Jasmine Joyce targets a place in the Great Britain squad for the Tokyo Olympic Games, and she is not taking it for granted.
Although she is only one of the four Olympians in the 19 player training group. she insists that “no one’s safe” when is comes to selection. Joyce and the other three ladies made their Olympic debut in the inaugural rugby event Olympic Games.
“Competition is through the roof and I don’t think anyone could call who’s going,” she told World Rugby. “It’s just going to push us to get even better and be the best player we can be in six months’ time.”
She is also excited to be able to call herself a double Olympian if she gets selected, its only 100 days to go and its getting closer and closer every minute.
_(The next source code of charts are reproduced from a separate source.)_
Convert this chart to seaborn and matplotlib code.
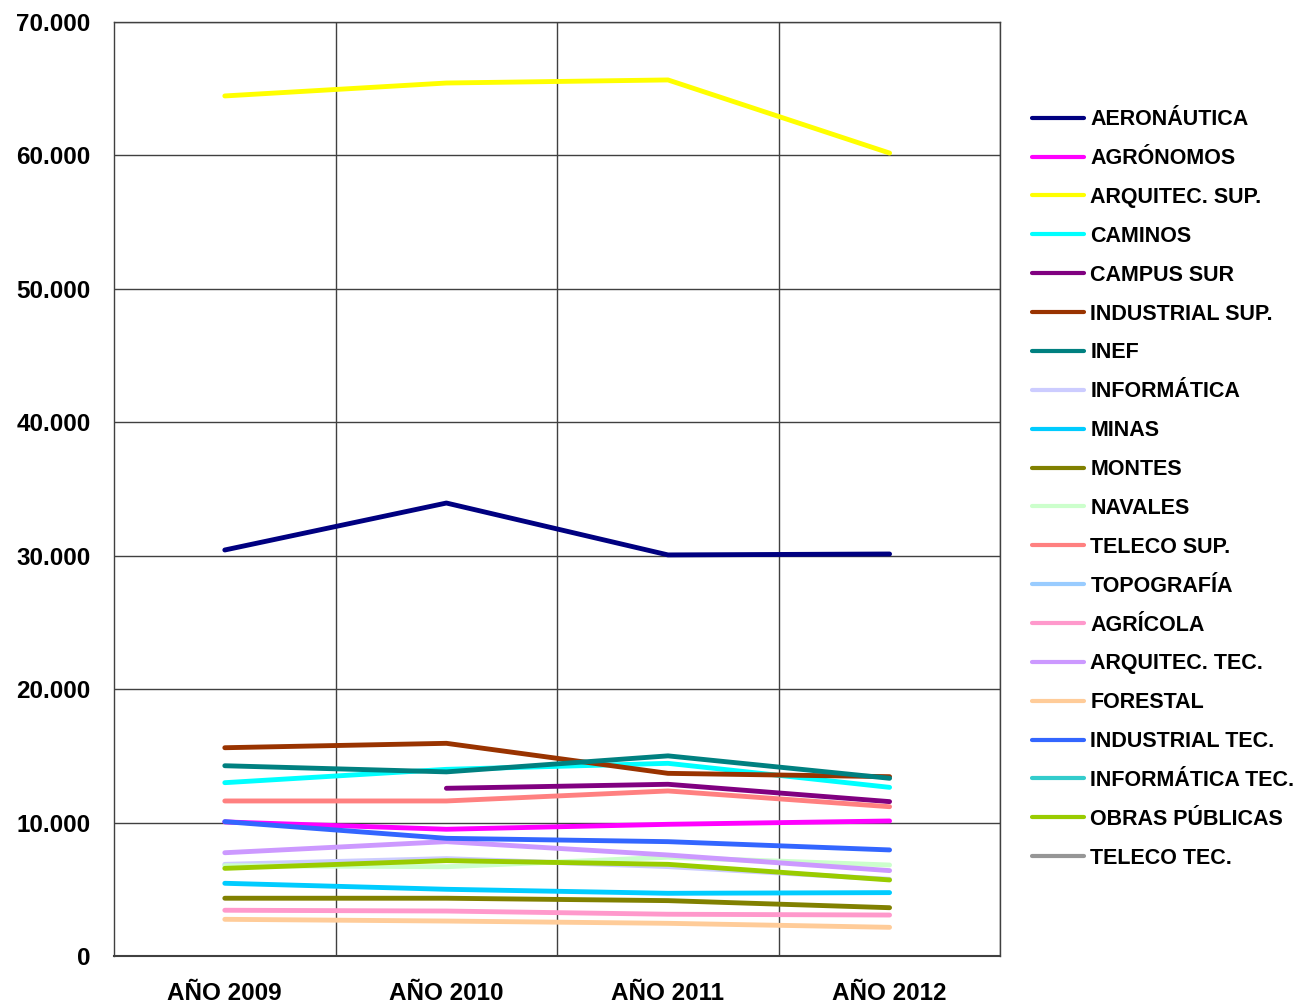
import numpy as np
import pandas as pd
import matplotlib
matplotlib.use("Agg")
import matplotlib.pyplot as plt
import seaborn as sns
from matplotlib.lines import Line2D
from matplotlib.ticker import FuncFormatter, FixedLocator

# -----------------------------
# Data
# -----------------------------
years = ["AÑO 2009", "AÑO 2010", "AÑO 2011", "AÑO 2012"]

aeronautica = [30430, 33950, 30060, 30130]
agronomos = [10050, 9500, 9870, 10120]
arquitec_sup = [64460, 65430, 65660, 60180]
caminos = [12990, 13990, 14440, 12640]
campus_sur = [np.nan, 12570, 12870, 11570]
industrial_sup = [15610, 15940, 13690, 13440]
inef = [14260, 13800, 15000, 13320]
informatica = [6870, 7300, 6700, 5750]
minas = [5450, 5000, 4700, 4750]
montes = [4330, 4330, 4150, 3620]
navales = [6770, 6690, 7400, 6820]
teleco_sup = [11620, 11620, 12370, 11190]
topografia = [np.nan, np.nan, np.nan, np.nan]
agricola = [3430, 3370, 3130, 3070]
arquitec_tec = [7740, 8570, 7570, 6400]
forestal = [2750, 2620, 2450, 2150]
industrial_tec = [10070, 8820, 8570, 7950]
informatica_tec = [np.nan, np.nan, np.nan, np.nan]
obras_publicas = [6570, 7150, 6870, 5700]
teleco_tec = [np.nan, np.nan, np.nan, np.nan]

series = {
    "AERONÁUTICA": aeronautica,
    "AGRÓNOMOS": agronomos,
    "ARQUITEC. SUP.": arquitec_sup,
    "CAMINOS": caminos,
    "CAMPUS SUR": campus_sur,
    "INDUSTRIAL SUP.": industrial_sup,
    "INEF": inef,
    "INFORMÁTICA": informatica,
    "MINAS": minas,
    "MONTES": montes,
    "NAVALES": navales,
    "TELECO SUP.": teleco_sup,
    "TOPOGRAFÍA": topografia,
    "AGRÍCOLA": agricola,
    "ARQUITEC. TEC.": arquitec_tec,
    "FORESTAL": forestal,
    "INDUSTRIAL TEC.": industrial_tec,
    "INFORMÁTICA TEC.": informatica_tec,
    "OBRAS PÚBLICAS": obras_publicas,
    "TELECO TEC.": teleco_tec,
}

colors = {
    "AERONÁUTICA": "#000080",
    "AGRÓNOMOS": "#FF00FF",
    "ARQUITEC. SUP.": "#FFFF00",
    "CAMINOS": "#00FFFF",
    "CAMPUS SUR": "#800080",
    "INDUSTRIAL SUP.": "#993300",
    "INEF": "#008080",
    "INFORMÁTICA": "#CCCCFF",
    "MINAS": "#00CCFF",
    "MONTES": "#808000",
    "NAVALES": "#CCFFCC",
    "TELECO SUP.": "#FF8080",
    "TOPOGRAFÍA": "#99CCFF",
    "AGRÍCOLA": "#FF99CC",
    "ARQUITEC. TEC.": "#CC99FF",
    "FORESTAL": "#FFCC99",
    "INDUSTRIAL TEC.": "#3366FF",
    "INFORMÁTICA TEC.": "#33CCCC",
    "OBRAS PÚBLICAS": "#99CC00",
    "TELECO TEC.": "#969696",
}

# Long-form table for seaborn
rows = []
for name, vals in series.items():
    for i, v in enumerate(vals):
        rows.append({"school": name, "pos": i, "value": v})
df = pd.DataFrame(rows).dropna()

# -----------------------------
# Plot
# -----------------------------
sns.set_style("white")
plt.rcParams["font.family"] = ["Liberation Sans", "DejaVu Sans"]
plt.rcParams["text.color"] = "black"
plt.rcParams["xtick.color"] = "black"
plt.rcParams["ytick.color"] = "black"

fig = plt.figure(figsize=(12.97, 10.06), dpi=100)
ax = fig.add_axes([0.0879, 0.0497, 0.6834, 0.9284])

# later series drawn on top, like the original spreadsheet chart
for name in series.keys():
    sub = df[df["school"] == name]
    if len(sub) == 0:
        continue
    sns.lineplot(data=sub, x="pos", y="value", color=colors[name],
                 linewidth=3.5, ax=ax, sort=False, legend=False,
                 solid_capstyle="round")

ax.set_xlim(-0.5, 3.5)
ax.set_ylim(0, 70000)
ax.set_xlabel("")
ax.set_ylabel("")

# y axis
ax.yaxis.set_major_locator(FixedLocator(np.arange(0, 70001, 10000)))
ax.yaxis.set_major_formatter(FuncFormatter(lambda v, p: f"{int(v):,}".replace(",", ".")))

# x axis: labels at centres, ticks/grid at boundaries
ax.set_xticks([0.5, 1.5, 2.5, 3.5])
ax.set_xticklabels([])
ax.set_xticks(range(len(years)), minor=True)
ax.set_xticklabels(years, minor=True)
ax.tick_params(axis="x", which="minor", length=0, pad=19)
ax.tick_params(axis="x", which="major", length=5, width=1, color="#404040", direction="out")
ax.tick_params(axis="y", length=5, width=1, color="#404040", direction="out", pad=12)

for lbl in ax.get_xticklabels(minor=True) + ax.get_yticklabels():
    lbl.set_fontsize(17.5)
    lbl.set_fontweight("bold")
    lbl.set_color("black")

ax.grid(True, which="major", color="#404040", linewidth=1)
ax.set_axisbelow(True)
for side in ["left", "bottom", "top", "right"]:
    ax.spines[side].set_visible(True)
    ax.spines[side].set_color("#404040")
    ax.spines[side].set_linewidth(1)
ax.spines["bottom"].set_linewidth(1.5)

# legend
handles = [Line2D([0], [0], color=colors[n], linewidth=3) for n in series.keys()]
leg = ax.legend(handles, list(series.keys()), loc="center left",
                bbox_to_anchor=(1.036, 0.5), frameon=False,
                prop={"size": 15.5, "weight": "bold"},
                handlelength=2.4, handletextpad=0.3, labelspacing=0.83,
                borderaxespad=0, borderpad=0)
for t in leg.get_texts():
    t.set_color("black")

plt.savefig("out.png", dpi=100)
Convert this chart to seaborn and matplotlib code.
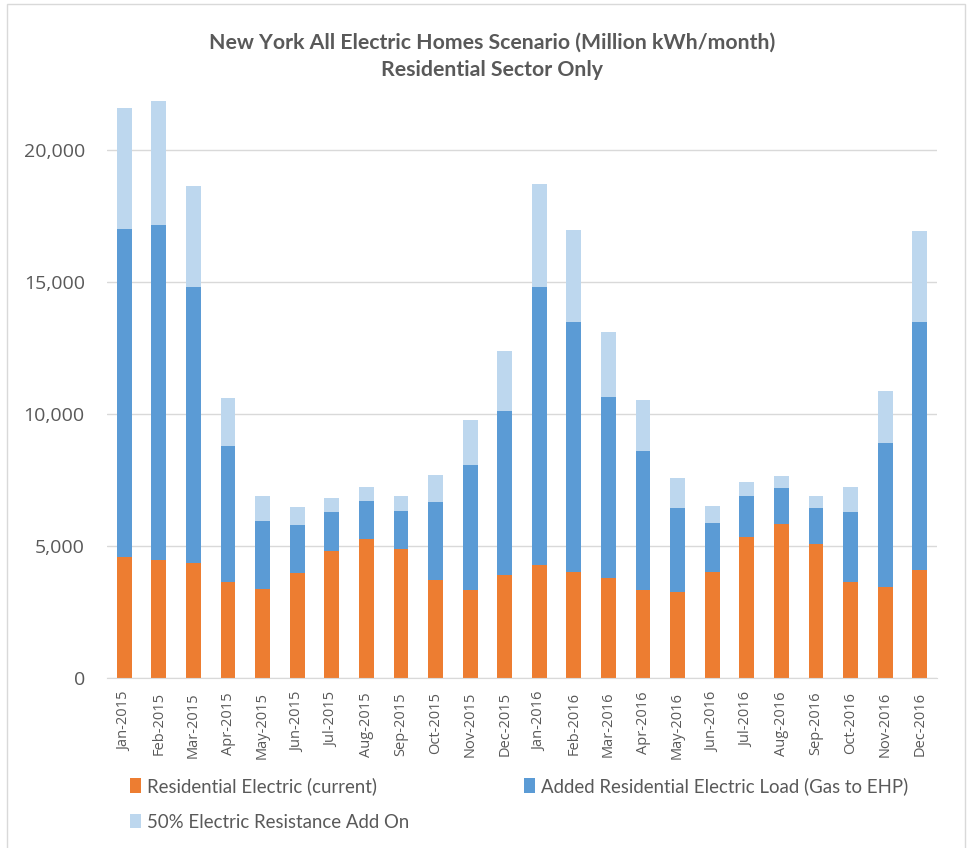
import numpy as np
import pandas as pd
import matplotlib
matplotlib.use("Agg")
import matplotlib.pyplot as plt
import seaborn as sns

# values (million kWh/month)
months = ["Jan-2015", "Feb-2015", "Mar-2015", "Apr-2015", "May-2015", "Jun-2015",
          "Jul-2015", "Aug-2015", "Sep-2015", "Oct-2015", "Nov-2015", "Dec-2015",
          "Jan-2016", "Feb-2016", "Mar-2016", "Apr-2016", "May-2016", "Jun-2016",
          "Jul-2016", "Aug-2016", "Sep-2016", "Oct-2016", "Nov-2016", "Dec-2016"]
current = [4600, 4460, 4370, 3630, 3380, 3980, 4820, 5270, 4880, 3720, 3340, 3900,
           4270, 4010, 3800, 3320, 3250, 4010, 5330, 5850, 5080, 3640, 3430, 4090]
added = [12410, 12700, 10420, 5140, 2570, 1810, 1460, 1450, 1460, 2930, 4740, 6220,
         10520, 9470, 6840, 5290, 3180, 1850, 1560, 1360, 1350, 2640, 5450, 9390]
resistance = [4570, 4680, 3830, 1850, 960, 680, 540, 520, 540, 1030, 1700, 2270,
              3920, 3470, 2470, 1930, 1160, 660, 530, 440, 480, 960, 1980, 3460]

labels = ["Residential Electric (current)",
          "Added Residential Electric Load (Gas to EHP)",
          "50% Electric Resistance Add On"]
colors = ["#ED7D31", "#5B9BD5", "#BDD7EE"]

df = pd.DataFrame({"month": months, "current": current,
                   "added": added, "resistance": resistance})
df["base2"] = df["current"]
df["base3"] = df["current"] + df["added"]

sns.set_style("white")
text_col = "#595959"
grid_col = "#D9D9D9"

fig = plt.figure(figsize=(9.7, 8.48), dpi=100)
ax = fig.add_axes([107 / 970, 170 / 848, 830 / 970, 581 / 848])

bar_kw = dict(width=0.43, saturation=1, linewidth=0, edgecolor="none", ax=ax, zorder=3)
sns.barplot(data=df, x="month", y="current", color=colors[0], label=labels[0], **bar_kw)
sns.barplot(data=df, x="month", y="added", bottom=df["base2"], color=colors[1],
            label=labels[1], **bar_kw)
sns.barplot(data=df, x="month", y="resistance", bottom=df["base3"], color=colors[2],
            label=labels[2], **bar_kw)
if ax.get_legend() is not None:
    ax.get_legend().remove()

ax.set_ylim(0, 22000)
ax.set_xlim(-0.5, len(months) - 0.5)
ax.set_yticks([0, 5000, 10000, 15000, 20000])
ax.set_yticklabels(["0", "5,000", "10,000", "15,000", "20,000"])
ax.set_xlabel("")
ax.set_ylabel("")
ax.yaxis.grid(True, color=grid_col, lw=1, zorder=0)
ax.set_axisbelow(True)
for s in ["top", "right", "left"]:
    ax.spines[s].set_visible(False)
ax.spines["bottom"].set_color(grid_col)
ax.spines["bottom"].set_zorder(4)

ax.tick_params(axis="y", length=0, pad=16, labelsize=14, labelcolor=text_col)
ax.tick_params(axis="x", which="major", length=0, pad=10, labelsize=10.5,
               labelcolor=text_col, rotation=90)
ax.set_xticks(np.arange(-0.5, len(months), 1), minor=True)
ax.tick_params(axis="x", which="minor", length=5, color=grid_col, width=1)
for t in ax.get_yticklabels() + ax.get_xticklabels():
    t.set_fontfamily("Open Sans")

fig.text(0.507, 0.950, "New York All Electric Homes Scenario (Million kWh/month)",
         ha="center", va="center", fontsize=15.3, fontweight="bold",
         color=text_col, family="Lato")
fig.text(0.507, 0.917, "Residential Sector Only", ha="center", va="center",
         fontsize=15.3, fontweight="bold", color=text_col, family="Lato")

# legend (two columns like the Excel original)
handles, hlabels = ax.get_legend_handles_labels()
h = dict(zip(hlabels, handles))
leg_kw = dict(frameon=False, prop={"family": "Lato", "size": 13.4},
              labelcolor=text_col, handlelength=0.6, handleheight=0.85,
              handletextpad=0.3, labelspacing=1.0, borderaxespad=0, borderpad=0)
leg1 = fig.legend([h[labels[0]], h[labels[2]]], [labels[0], labels[2]],
                  loc="upper left", bbox_to_anchor=(130 / 970, 1 - 777 / 848), **leg_kw)
leg2 = fig.legend([h[labels[1]]], [labels[1]],
                  loc="upper left", bbox_to_anchor=(524 / 970, 1 - 777 / 848), **leg_kw)

# chart area border
fig.add_artist(plt.Rectangle((7 / 970, -0.01), 958 / 970, 1.005, fill=False,
                             edgecolor=grid_col, lw=1, transform=fig.transFigure))

fig.savefig("out.png", dpi=100)
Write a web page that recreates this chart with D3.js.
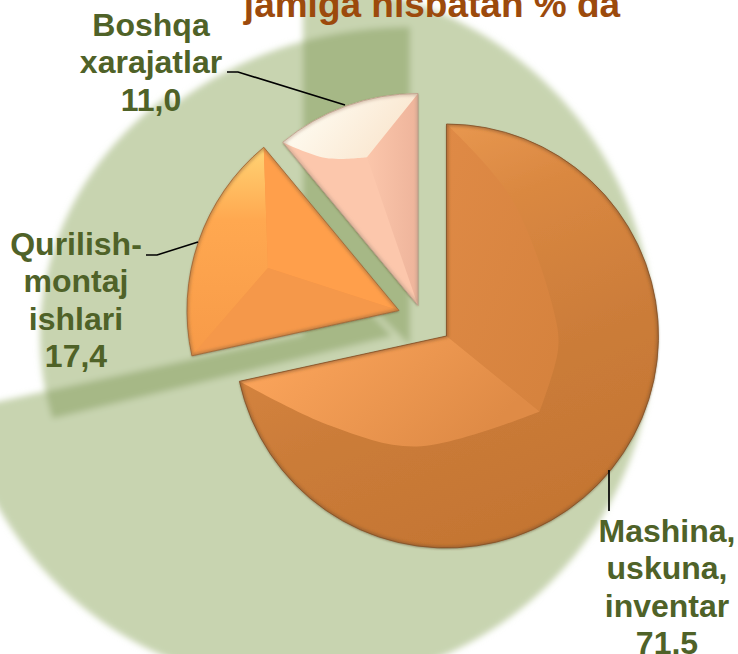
<!DOCTYPE html>
<html>
<head>
<meta charset="utf-8">
<script src="https://cdn.jsdelivr.net/npm/d3@7"></script>
<style>
  html, body { margin: 0; padding: 0; background: #fff; }
  text { font-family: "Liberation Sans", Arial, sans-serif; font-weight: bold; }
</style>
</head>
<body>
<svg id="chart" width="738" height="654"></svg>
<script>
const categories = ['Mashina, uskuna, inventar', 'Qurilish-montaj ishlari', 'Boshqa xarajatlar'];
const values = [71.5, 17.4, 11.0];
const valueLabels = ['71,5', '17,4', '11,0'];
const labelLines = [['Mashina,', 'uskuna,', 'inventar'], ['Qurilish-', 'montaj', 'ishlari'], ['Boshqa', 'xarajatlar']];
const titleText = 'jamiga nisbatan % da';

// layout
const R = 212;
const apex = [[446.5, 336], [399, 310.5], [418, 305.5]];      // exploded slice tips
const labelPos = [[667, 542], [76, 255], [151, 36]];
const leaders = [
  [[609, 470], [609, 511]],
  [[146, 255], [157, 255], [198, 242]],
  [[227, 72], [238, 72], [345, 105]],
];
// the big flat shadows behind the pie: same slices, skewed a bit by perspective.
// startFix opens the wedge a few degrees, the reference's edges don't sit on the true angle
const shadowGeo = [
  { c: [303, 335], rx: 350, ry: 350, startFix: 0 },
  { c: [392, 336], rx: 352, ry: 312, startFix: -3 },
  { c: [410, 345], rx: 360, ry: 318, startFix: -3 },
];

const svg = d3.select('#chart');
const defs = svg.append('defs');
const rad = (d) => d * Math.PI / 180;
const polar = (f, d) => [f * R * Math.sin(rad(d)), -f * R * Math.cos(rad(d))];

const slices = d3.pie().sort(null).startAngle(0).endAngle(2 * Math.PI)(values);
const arc = d3.arc().innerRadius(0).outerRadius(R);
const deg = (a) => a * 180 / Math.PI;

function grad(id, x1, y1, x2, y2, stops) {
  const g = defs.append('linearGradient').attr('id', id)
    .attr('x1', x1).attr('y1', y1).attr('x2', x2).attr('y2', y2);
  stops.forEach(([o, c]) => g.append('stop').attr('offset', o).attr('stop-color', c));
}
grad('s1base', 0.2, 0, 0.6, 1, [[0, '#ef9f57'], [0.3, '#da8841'], [0.65, '#cb7c39'], [1, '#c47532']]);
grad('s1up', 0, 0, 1, 1, [[0, '#df8a46'], [1, '#d5823d']]);
grad('s1low', 0, 0, 1, 0.4, [[0, '#ffa85e'], [1, '#df8b46']]);
grad('s2left', 0.5, 0, 0.5, 1, [[0, '#ffd474'], [0.35, '#ffa850'], [1, '#f79a48']]);
grad('s3top', 0, 0.3, 1, 0.7, [[0, '#fffef5'], [1, '#f9e3ca']]);
grad('s3right', 0, 0.5, 1, 0.5, [[0, '#fbc6ab'], [1, '#eeb49b']]);

const blur = defs.append('filter').attr('id', 'blur').attr('x', '-10%').attr('y', '-10%').attr('width', '120%').attr('height', '120%');
blur.append('feGaussianBlur').attr('stdDeviation', 3);
const soft = defs.append('filter').attr('id', 'soft');
soft.append('feGaussianBlur').attr('stdDeviation', 1.5);
const drop = defs.append('filter').attr('id', 'drop').attr('x', '-10%').attr('y', '-10%').attr('width', '120%').attr('height', '120%');
drop.append('feDropShadow').attr('dx', 0).attr('dy', 1).attr('stdDeviation', 1.2).attr('flood-color', '#5a4020').attr('flood-opacity', 0.55);

// ── shadows ──
function shadowPath(i) {
  const g = shadowGeo[i];
  const a0 = deg(slices[i].startAngle) + g.startFix;
  const a1 = deg(slices[i].endAngle);
  const pts = d3.range(0, 121).map((k) => {
    const t = rad(a0 + (a1 - a0) * k / 120);
    return [g.c[0] + g.rx * Math.sin(t), g.c[1] - g.ry * Math.cos(t)];
  });
  return d3.line()([g.c, ...pts]) + 'Z';
}
defs.append('clipPath').attr('id', 'clipBig').append('path').attr('d', shadowPath(0));

const shadowG = svg.append('g').attr('filter', 'url(#blur)');
[0, 1, 2].forEach((i) => {
  shadowG.append('path').attr('d', shadowPath(i)).attr('fill', '#c8d4b0');
});
const overlap = shadowG.append('g').attr('clip-path', 'url(#clipBig)');
[1, 2].forEach((i) => {
  overlap.append('path').attr('d', shadowPath(i)).attr('fill', '#a6b886');
});

// ── pie ──
const curve = d3.line().curve(d3.curveCatmullRom.alpha(0.5));
function arcPoints(a0, a1) {
  return d3.range(0, 41).map((k) => polar(1, a0 + (a1 - a0) * k / 40));
}
function closed(pts) { return d3.line()(pts) + 'Z'; }

const facets = [
  (a0, a1) => {
    const ridge = [0.565, 129];
    const inner = [[1, a0], [0.72, 25], [0.52, 79], [0.53, 97], ridge].map((p) => polar(p[0], p[1]));
    const lower = [[1, a1], [0.69, 232], [0.54, 195], ridge].map((p) => polar(p[0], p[1]));
    return [
      { d: curve(inner) + 'L0,0Z', fill: 'url(#s1up)' },
      { d: curve(lower) + 'L0,0Z', fill: 'url(#s1low)' },
    ];
  },
  (a0, a1) => {
    const ridge = polar(0.65, 288);
    return [
      { d: closed([...arcPoints(a0, a1), ridge]), fill: 'url(#s2left)' },
      { d: closed([polar(1, a1), ridge, [0, 0]]), fill: '#ff9f4b' },
      { d: closed([polar(1, a0), ridge, [0, 0]]), fill: '#f5984a' },
    ];
  },
  (a0, a1) => {
    const ridge = polar(0.74, 341);
    const under = curve([polar(1, a0), polar(0.82, 328), ridge]);
    return [
      { d: closed([ridge, polar(1, a1), [0, 0]]), fill: 'url(#s3right)' },
      { d: under + 'L' + arcPoints(a0, a1).reverse().join('L') + 'Z', fill: 'url(#s3top)' },
    ];
  },
];
const baseFill = ['url(#s1base)', '#f5984a', '#fcc7ac'];
const edge = ['#7d4f28', '#96653a', '#b89a86'];

slices.forEach((s, i) => {
  const g = svg.append('g').attr('transform', `translate(${apex[i][0]},${apex[i][1]})`);
  defs.append('clipPath').attr('id', `sliceClip${i}`).append('path').attr('d', arc(s));
  g.append('path').attr('d', arc(s)).attr('fill', baseFill[i]).attr('filter', 'url(#drop)');
  facets[i](deg(s.startAngle), deg(s.endAngle)).forEach((f) => {
    g.append('path').attr('d', f.d).attr('fill', f.fill);
  });
  // soft rim so the flat facets read as bevelled
  g.append('g').attr('clip-path', `url(#sliceClip${i})`)
    .append('path').attr('d', arc(s)).attr('fill', 'none')
    .attr('stroke', edge[i]).attr('stroke-width', 4).attr('stroke-opacity', 0.5).attr('filter', 'url(#soft)');
  g.append('path').attr('d', arc(s)).attr('fill', 'none').attr('stroke', edge[i]).attr('stroke-width', 0.8);
});

// ── leaders and labels ──
leaders.forEach((pts) => {
  svg.append('path').attr('d', d3.line()(pts)).attr('fill', 'none').attr('stroke', '#000').attr('stroke-width', 1.7);
});
const lineH = 37.3;
categories.forEach((c, i) => {
  const t = svg.append('text').attr('text-anchor', 'middle').attr('fill', '#4f6228').attr('font-size', 32);
  [...labelLines[i], valueLabels[i]].forEach((l, k) => {
    t.append('tspan').attr('x', labelPos[i][0]).attr('y', labelPos[i][1] + k * lineH).text(l);
  });
});
svg.append('text').attr('x', 432).attr('y', 17).attr('text-anchor', 'middle')
  .attr('fill', '#9c4a0c').attr('font-size', 37).text(titleText);
</script>
</body>
</html>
“It would be insane,” she told World Rugby. “I’m trying not to think about it, as in selection process-wise, and just enjoy the moment of being a full-time rugby player.
“But obviously, it’s always there in the back of your mind. ‘What can I do to be on the plane?’ ‘How how can I make sure I’m there?’ and stuff, but, to go to a second Olympics would be mental.
“Growing up playing rugby since I was seven and then potentially having the opportunity to go to two Olympics would be something you just don’t even think about when you’re seven years old… it would be amazing.”
Joyce admits that their close defeat to the Canadians in the Rio Olympics at the bronze medal finals would provide ample motivation for the returning Great Britain players this July in Tokyo.
“[There’s] definitely some unfinished business,” she said. “It’s hard coming fourth, really hard.
“I think that’s probably one of the hardest positions you can come because you’re so close to actually getting a medal.
“But, again, trying not to think that far ahead, we’re going there to win gold, not bronze… gold is what we’re going for.”
She has been spending her time between the Great Britain camps in Loughborough and the Women’s Six Nations in France, where she played 80 minutes in the outskirts of Cardiff and a trip to France playing for the Welsh team.
Joyce signed a contract as part of the perk of being in the training squad and she says she already feels the benefits with life as a full-time pro, even if its only been a month. “It’s such a massive difference,” Joyce said.
“Even the physios are saying that I’m so much more stretchy, flexible and stuff like that because we’ve been given the opportunity to recover, we have downtime where we can recover.”
She added: “I’m in a really fortunate position now to call rugby my job, which is what I’ve wanted for so long.”